Associative data bases |
The classification of handwritten characters often leads to ambiguities,
i.e. a certain character can have different possible interpretations,
e.g. "1" and "7" often look alike and cannot be distinguished by the
classifier.
Using context information these ambiguities can usually be solved.
If, in the case above, the digit is part of an account number and
only one of the two possible digit strings results in an existing
account number a decision can be made. If both possible account
numbers exist, the name of the account owners can be compared
and the best match decides.
Based on our recognizer for handwritten characters we thus began to
develop the associative data base DACCORD in summer 1995. The goal of
this project was an efficient portable application that shows high
performance rates using large data bases even on standard PCs.
The developed system could soon be installed in one of Germany's
leading banks where up to 10 credit transfer forms per second can be
disambiguated using a data base of approximately 2.5 million bank
accounts. The system runs on a PC with Microsoft Windows NT.
Ambiguous recognizer output from bad handwriting causes a
significantly enlarged search space. In our system data bases of a size of up
to 2 GByte can now be searched efficiently using fast hash algorithms.

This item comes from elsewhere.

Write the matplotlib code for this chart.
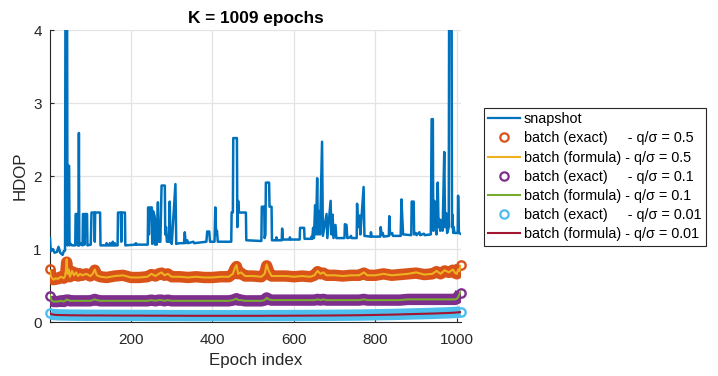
import matplotlib
matplotlib.use("Agg")
import matplotlib.pyplot as plt
from matplotlib.lines import Line2D
import numpy as np

plt.rcParams["font.family"] = ["Liberation Sans", "DejaVu Sans"]

# colours (matlab default order)
C_BLUE = "#0072BD"
C_ORANGE = "#D95319"
C_YELLOW = "#EDB120"
C_PURPLE = "#7E2F8E"
C_GREEN = "#77AC30"
C_LBLUE = "#4DBEEE"
C_RED = "#A2142F"
C_AX = "#262626"

# snapshot HDOP as (epoch, value) points
snapshot_pts = [
    (1, 1.15), (3, 0.97), (8, 1.0), (12, 0.95), (18, 0.96), (22, 1.03),
    (26, 0.95), (32, 0.92), (35, 0.97), (38, 0.98), (39, 4.5), (43, 4.5),
    (44, 1.05), (46, 2.14), (48, 2.14), (49, 1.05), (52, 1.07), (55, 1.05),
    (63, 1.05), (64, 1.48), (68, 1.48), (69, 1.05), (71, 1.05), (72, 2.59),
    (73, 1.05), (76, 1.08), (81, 1.05), (82, 1.48), (85, 1.48), (86, 1.06),
    (88, 1.48), (92, 1.48), (93, 1.05), (101, 1.06), (103, 1.5), (110, 1.5),
    (111, 1.1), (112, 1.5), (124, 1.5), (125, 1.05), (139, 1.05), (140, 1.08),
    (142, 1.05), (147, 1.05), (148, 1.08), (150, 1.05), (154, 1.05),
    (155, 1.1), (157, 1.05), (159, 1.05), (160, 1.08), (162, 1.05),
    (167, 1.05), (168, 1.5), (175, 1.5), (176, 1.1), (177, 1.5), (185, 1.5),
    (186, 1.05), (211, 1.06), (212, 1.08), (214, 1.06), (241, 1.06),
    (242, 1.57), (244, 1.2), (246, 1.57), (251, 1.57), (252, 1.07),
    (254, 1.52), (258, 1.45), (259, 1.06), (261, 1.4), (263, 1.06),
    (266, 1.64), (268, 1.1), (272, 1.1), (275, 1.87), (283, 1.87), (284, 1.2),
    (286, 1.3), (288, 1.1), (293, 1.1), (295, 1.65), (297, 1.1), (300, 1.07),
    (309, 1.89), (311, 1.07), (318, 1.08), (330, 1.08), (332, 1.23),
    (334, 1.08), (338, 1.12), (340, 1.08), (353, 1.1), (355, 1.08),
    (385, 1.1), (387, 1.24), (392, 1.24), (394, 1.1), (405, 1.1), (407, 1.57),
    (409, 1.2), (411, 1.25), (413, 1.1), (446, 1.1), (447, 1.5), (450, 1.5),
    (451, 2.52), (460, 2.52), (461, 1.3), (463, 1.66), (465, 1.5), (482, 1.5),
    (483, 1.12), (520, 1.11), (521, 1.58), (527, 1.58), (528, 1.15),
    (530, 1.2), (531, 1.91), (539, 1.91), (540, 1.58), (545, 1.58),
    (546, 1.12), (556, 1.12), (557, 1.16), (558, 1.12), (570, 1.12),
    (571, 1.28), (573, 1.13), (589, 1.13), (590, 1.16), (592, 1.13),
    (614, 1.13), (615, 1.29), (625, 1.29), (626, 1.14), (642, 1.14),
    (643, 1.17), (645, 1.14), (647, 1.29), (649, 1.15), (652, 1.6),
    (654, 1.2), (657, 1.97), (659, 1.2), (662, 1.52), (664, 1.2), (669, 2.47),
    (671, 1.18), (680, 1.48), (682, 1.15), (690, 1.66), (692, 1.2),
    (695, 1.47), (697, 1.15), (702, 1.33), (704, 1.15), (724, 1.15),
    (725, 1.34), (729, 1.33), (731, 1.15), (738, 1.16), (740, 1.18),
    (742, 1.15), (754, 1.15), (755, 1.62), (757, 1.3), (761, 1.46),
    (763, 1.2), (771, 1.85), (773, 1.18), (788, 1.17), (789, 1.23),
    (791, 1.17), (812, 1.17), (813, 1.3), (815, 1.2), (818, 1.22),
    (820, 1.17), (833, 1.18), (834, 1.45), (836, 1.2), (841, 1.22),
    (843, 1.18), (862, 1.18), (864, 1.68), (866, 1.42), (868, 1.2),
    (888, 1.19), (889, 1.65), (894, 1.65), (895, 1.2), (899, 1.22),
    (901, 1.19), (908, 1.23), (910, 1.19), (919, 1.21), (921, 1.19),
    (936, 1.2), (938, 2.78), (941, 2.78), (942, 1.25), (945, 1.66),
    (947, 1.3), (950, 1.2), (953, 1.91), (955, 1.3), (957, 1.41), (959, 1.25),
    (963, 1.39), (965, 1.25), (969, 2.33), (971, 1.3), (974, 1.49),
    (976, 1.22), (980, 1.3), (981, 4.5), (987, 4.5), (988, 1.3), (989, 1.47),
    (991, 1.22), (992, 1.3), (994, 1.22), (1002, 1.22), (1003, 1.73),
    (1005, 1.22), (1009, 1.21),
]

# batch solutions, sampled epochs
batch_epoch = [
    1, 3, 6, 10, 15, 20, 28, 35, 38, 40,
    42, 44, 47, 50, 55, 60, 65, 70, 75, 80,
    90, 100, 106, 111, 116, 125, 140, 160, 180, 200,
    220, 240, 250, 260, 268, 275, 282, 290, 300, 320,
    340, 360, 380, 400, 420, 440, 450, 455, 459, 463,
    470, 480, 500, 520, 528, 533, 538, 545, 560, 580,
    600, 620, 640, 650, 658, 665, 672, 680, 700, 720,
    740, 760, 772, 780, 800, 820, 840, 860, 880, 900,
    920, 940, 950, 960, 970, 980, 990, 996, 1000, 1003,
    1006, 1009,
]

q05_formula = [
    0.70, 0.63, 0.60, 0.58, 0.60, 0.59, 0.62, 0.60, 0.63, 0.70,
    0.86, 0.66, 0.72, 0.62, 0.70, 0.64, 0.68, 0.63, 0.66, 0.64,
    0.66, 0.63, 0.66, 0.72, 0.64, 0.62, 0.61, 0.63, 0.64, 0.61,
    0.61, 0.62, 0.66, 0.63, 0.66, 0.68, 0.64, 0.66, 0.62, 0.62,
    0.61, 0.62, 0.61, 0.61, 0.62, 0.62, 0.66, 0.74, 0.78, 0.66,
    0.68, 0.63, 0.63, 0.62, 0.66, 0.79, 0.70, 0.63, 0.63, 0.63,
    0.62, 0.63, 0.62, 0.64, 0.70, 0.66, 0.68, 0.64, 0.64, 0.63,
    0.64, 0.64, 0.68, 0.64, 0.64, 0.66, 0.64, 0.65, 0.66, 0.68,
    0.65, 0.66, 0.70, 0.66, 0.71, 0.68, 0.72, 0.67, 0.66, 0.72,
    0.70, 0.77,
]
q05_exact = [
    0.72, 0.64, 0.60, 0.58, 0.60, 0.59, 0.62, 0.60, 0.63, 0.69,
    0.82, 0.66, 0.71, 0.62, 0.69, 0.64, 0.67, 0.63, 0.66, 0.64,
    0.66, 0.63, 0.66, 0.71, 0.64, 0.62, 0.61, 0.63, 0.64, 0.61,
    0.61, 0.62, 0.65, 0.63, 0.66, 0.67, 0.64, 0.66, 0.62, 0.62,
    0.61, 0.62, 0.61, 0.61, 0.62, 0.62, 0.66, 0.73, 0.76, 0.66,
    0.67, 0.63, 0.63, 0.62, 0.66, 0.77, 0.69, 0.63, 0.63, 0.63,
    0.62, 0.63, 0.62, 0.64, 0.69, 0.66, 0.67, 0.64, 0.64, 0.63,
    0.64, 0.64, 0.67, 0.64, 0.64, 0.66, 0.64, 0.65, 0.66, 0.67,
    0.65, 0.66, 0.69, 0.66, 0.70, 0.68, 0.71, 0.67, 0.66, 0.71,
    0.70, 0.78,
]

q01_formula = [
    0.37, 0.32, 0.29, 0.28, 0.28, 0.28, 0.29, 0.28, 0.29, 0.30,
    0.31, 0.30, 0.30, 0.29, 0.29, 0.29, 0.29, 0.29, 0.29, 0.29,
    0.29, 0.29, 0.30, 0.31, 0.30, 0.29, 0.29, 0.29, 0.29, 0.29,
    0.29, 0.29, 0.30, 0.29, 0.30, 0.30, 0.29, 0.30, 0.29, 0.29,
    0.29, 0.29, 0.29, 0.29, 0.29, 0.29, 0.30, 0.31, 0.32, 0.30,
    0.30, 0.29, 0.29, 0.29, 0.30, 0.33, 0.31, 0.30, 0.30, 0.30,
    0.30, 0.30, 0.30, 0.30, 0.31, 0.30, 0.31, 0.30, 0.30, 0.30,
    0.30, 0.30, 0.31, 0.30, 0.30, 0.30, 0.30, 0.30, 0.31, 0.31,
    0.31, 0.31, 0.31, 0.31, 0.31, 0.31, 0.31, 0.31, 0.32, 0.34,
    0.38, 0.41,
]
q01_exact = [
    0.35, 0.31, 0.29, 0.28, 0.28, 0.28, 0.29, 0.28, 0.29, 0.30,
    0.30, 0.30, 0.30, 0.29, 0.29, 0.29, 0.29, 0.29, 0.29, 0.29,
    0.29, 0.29, 0.30, 0.31, 0.30, 0.29, 0.29, 0.29, 0.29, 0.29,
    0.29, 0.29, 0.30, 0.29, 0.30, 0.30, 0.29, 0.30, 0.29, 0.29,
    0.29, 0.29, 0.29, 0.29, 0.29, 0.29, 0.30, 0.31, 0.32, 0.30,
    0.30, 0.29, 0.29, 0.29, 0.30, 0.33, 0.31, 0.30, 0.30, 0.30,
    0.30, 0.30, 0.30, 0.30, 0.31, 0.30, 0.31, 0.30, 0.30, 0.30,
    0.30, 0.30, 0.31, 0.30, 0.30, 0.30, 0.30, 0.30, 0.31, 0.31,
    0.31, 0.31, 0.31, 0.31, 0.31, 0.31, 0.31, 0.31, 0.32, 0.34,
    0.37, 0.40,
]

q001_formula = [
    0.120, 0.110, 0.105, 0.100, 0.098, 0.096, 0.095, 0.094, 0.094, 0.094,
    0.093, 0.093, 0.093, 0.092, 0.092, 0.092, 0.091, 0.091, 0.091, 0.091,
    0.090, 0.090, 0.090, 0.090, 0.090, 0.090, 0.089, 0.089, 0.088, 0.088,
    0.088, 0.087, 0.087, 0.087, 0.087, 0.087, 0.087, 0.086, 0.086, 0.086,
    0.085, 0.085, 0.085, 0.085, 0.085, 0.085, 0.085, 0.085, 0.085, 0.085,
    0.085, 0.085, 0.085, 0.085, 0.085, 0.086, 0.086, 0.086, 0.086, 0.086,
    0.087, 0.087, 0.088, 0.088, 0.088, 0.089, 0.089, 0.089, 0.090, 0.091,
    0.092, 0.093, 0.094, 0.095, 0.097, 0.099, 0.101, 0.104, 0.107, 0.110,
    0.113, 0.116, 0.118, 0.120, 0.122, 0.124, 0.127, 0.129, 0.131, 0.132,
    0.134, 0.136,
]
q001_exact = [
    0.125, 0.113, 0.107, 0.102, 0.100, 0.098, 0.097, 0.096, 0.096, 0.096,
    0.095, 0.095, 0.095, 0.094, 0.094, 0.094, 0.093, 0.093, 0.093, 0.093,
    0.092, 0.092, 0.092, 0.092, 0.092, 0.092, 0.091, 0.091, 0.090, 0.090,
    0.090, 0.089, 0.089, 0.089, 0.089, 0.089, 0.089, 0.088, 0.088, 0.088,
    0.087, 0.087, 0.087, 0.087, 0.087, 0.087, 0.087, 0.087, 0.087, 0.087,
    0.087, 0.087, 0.087, 0.087, 0.087, 0.088, 0.088, 0.088, 0.088, 0.088,
    0.089, 0.089, 0.090, 0.090, 0.090, 0.091, 0.091, 0.091, 0.092, 0.093,
    0.094, 0.095, 0.096, 0.097, 0.099, 0.101, 0.103, 0.106, 0.109, 0.112,
    0.115, 0.118, 0.120, 0.122, 0.124, 0.126, 0.129, 0.131, 0.133, 0.134,
    0.136, 0.138,
]

labels = [
    "snapshot",
    "batch (exact)     - q/σ = 0.5",
    "batch (formula) - q/σ = 0.5",
    "batch (exact)     - q/σ = 0.1",
    "batch (formula) - q/σ = 0.1",
    "batch (exact)     - q/σ = 0.01",
    "batch (formula) - q/σ = 0.01",
]

fig = plt.figure(figsize=(7.18, 3.76), dpi=100)
ax = fig.add_axes([0.0696, 0.1436, 0.5724, 0.7764])

snap_x, snap_y = zip(*snapshot_pts)
ax.plot(snap_x, snap_y, color=C_BLUE, lw=1.8, zorder=3)

exact_series = [(q05_exact, C_ORANGE), (q01_exact, C_PURPLE),
                (q001_exact, C_LBLUE)]
formula_series = [(q05_formula, C_YELLOW), (q01_formula, C_GREEN),
                  (q001_formula, C_RED)]

for vals, col in exact_series:
    # dense circle markers in the original merge into a thick band
    ax.plot(batch_epoch, vals, color=col, lw=8.2, solid_capstyle="butt",
            solid_joinstyle="round", zorder=4)
    ax.plot([batch_epoch[0], batch_epoch[-1]], [vals[0], vals[-1]],
            ls="none", marker="o", ms=6, mew=1.7, mfc="none", mec=col,
            zorder=4, clip_on=False)
for vals, col in formula_series:
    ax.plot(batch_epoch, vals, color=col, lw=1.5, zorder=5)

ax.set_xlim(1, 1010)
ax.set_ylim(0, 4)
ax.set_xticks([200, 400, 600, 800, 1000])
ax.set_yticks([0, 1, 2, 3, 4])
ax.grid(True, color="#E3E3E3", lw=0.9)
ax.set_axisbelow(True)
for side in ["top", "right"]:
    ax.spines[side].set_visible(False)
for side in ["left", "bottom"]:
    ax.spines[side].set_color(C_AX)
    ax.spines[side].set_linewidth(0.8)
ax.tick_params(direction="in", length=3, width=0.8, colors=C_AX,
               labelsize=11)
ax.tick_params(axis="x", pad=8)
ax.tick_params(axis="y", pad=6)
ax.set_xlabel("Epoch index", fontsize=12.2, color=C_AX, labelpad=4)
ax.set_ylabel("HDOP", fontsize=12.2, color=C_AX, labelpad=4)
ax.set_title("K = 1009 epochs", fontsize=12.4, fontweight="bold",
             color="black", pad=5)

handles = [
    Line2D([], [], color=C_BLUE, lw=1.6),
    Line2D([], [], ls="none", marker="o", ms=6, mew=1.6, mfc="none",
           mec=C_ORANGE),
    Line2D([], [], color=C_YELLOW, lw=1.5),
    Line2D([], [], ls="none", marker="o", ms=6, mew=1.6, mfc="none",
           mec=C_PURPLE),
    Line2D([], [], color=C_GREEN, lw=1.5),
    Line2D([], [], ls="none", marker="o", ms=6, mew=1.6, mfc="none",
           mec=C_LBLUE),
    Line2D([], [], color=C_RED, lw=1.5),
]
leg = fig.legend(handles, labels, loc="upper left",
                 bbox_to_anchor=(0.674, 0.713), fontsize=10.4,
                 frameon=True, fancybox=False, framealpha=1,
                 edgecolor=C_AX, handlelength=2.2, handletextpad=0.25,
                 borderpad=0.3, labelspacing=0.36, borderaxespad=0)
leg.get_frame().set_linewidth(0.8)
for t in leg.get_texts():
    t.set_color("black")

fig.savefig("out.png", dpi=100)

The comparison of the recognizer output and the data base entries
is based on the Levenshtein distance that measures the
similarity of two character strings: The distance measure roughly
corresponds to the number of character insertions, deletions and
replacements that have to be applied to the first string to make it
equal to the second string. By applying different costs to these
different operations the measure can be tailored to the specific
needs of the application. In our system we use a combined single word
matching by summing up the Levenshtein distances for each single word
of the search string, weighted by the word length.
|